Jagmeet Singh a transformé le NPD en appendice parlementaire du gouvernement libéral minoritaire, qui en effet se maintient aux commandes grâce à lui. Il peut donc retirer sa confiance au cabinet Trudeau n’importe quand et provoquer sa chute, mais agir ainsi équivaudrait à scier la branche sur laquelle il se tient. En renonçant aux efforts requis pour percer au Québec, les néo-démocrates se condamnent à l’opposition perpétuelle.
Il n’existe pas d’incompatibilité entre l’électorat québécois et le grand parti social-démocrate à Ottawa. Son incapacité persistante à vaincre au Québec tient avant tout à l’incompréhension qu’il démontre à l’endroit du nationalisme québécois ; s’il se mettait à l’écoute des revendications nationales des Québécois et Québécoises, cela lui permettrait de se connecter à l’importante frange nationaliste de la société du Québec, une corde qu’ont su si bien faire jouer les libéraux fédéraux pendant longtemps.
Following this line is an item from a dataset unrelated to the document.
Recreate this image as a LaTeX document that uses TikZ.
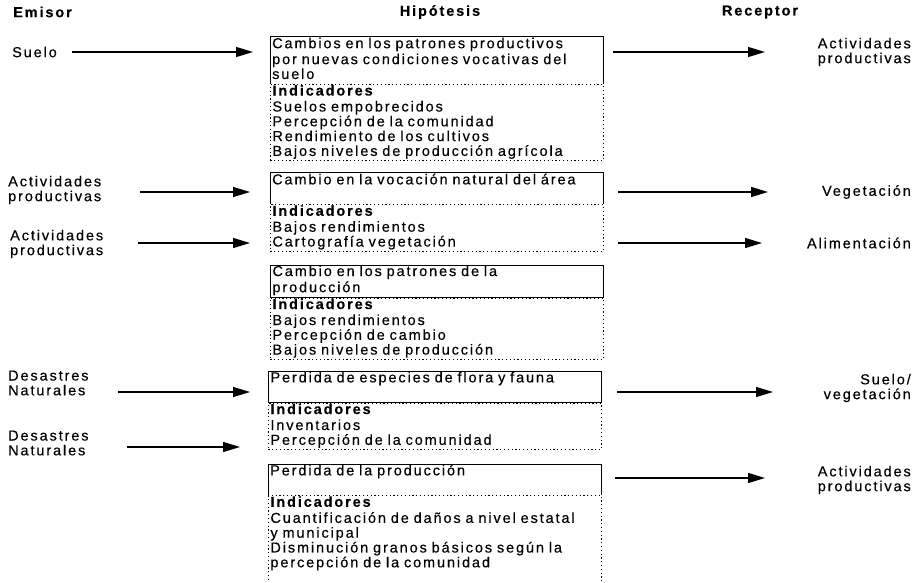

Cette stratégie a contribué à assurer leur hégémonie politique dans la "Belle province" durant plus des trois premiers quarts du vingtième siècle, à quelques périodes près Il ne suffit pas de proposer de loin des mesures progressistes pour rallier une proportion significative d’électeurs et d’électrices québécois. Un facteur d’identification national et culturel est aussi nécessaire.

Au fond, les néo-démocrates commettent la même erreur que celle de beaucoup de socialistes dans le monde : sous-estimer le poids de la dimension nationale au profit des éléments socio-économiques, le nationalisme étant considéré par eux comme une manipulation bourgeoise, un discours de diversion.

C’est bien connu, à l’étranger c’est du nationalisme et chez soi, c’est du patriotisme. Le nationalisme "canadian" n’est pas vu comme tel mais comme une norme de rassemblement allant de soi ; le double standard inconscient, quoi.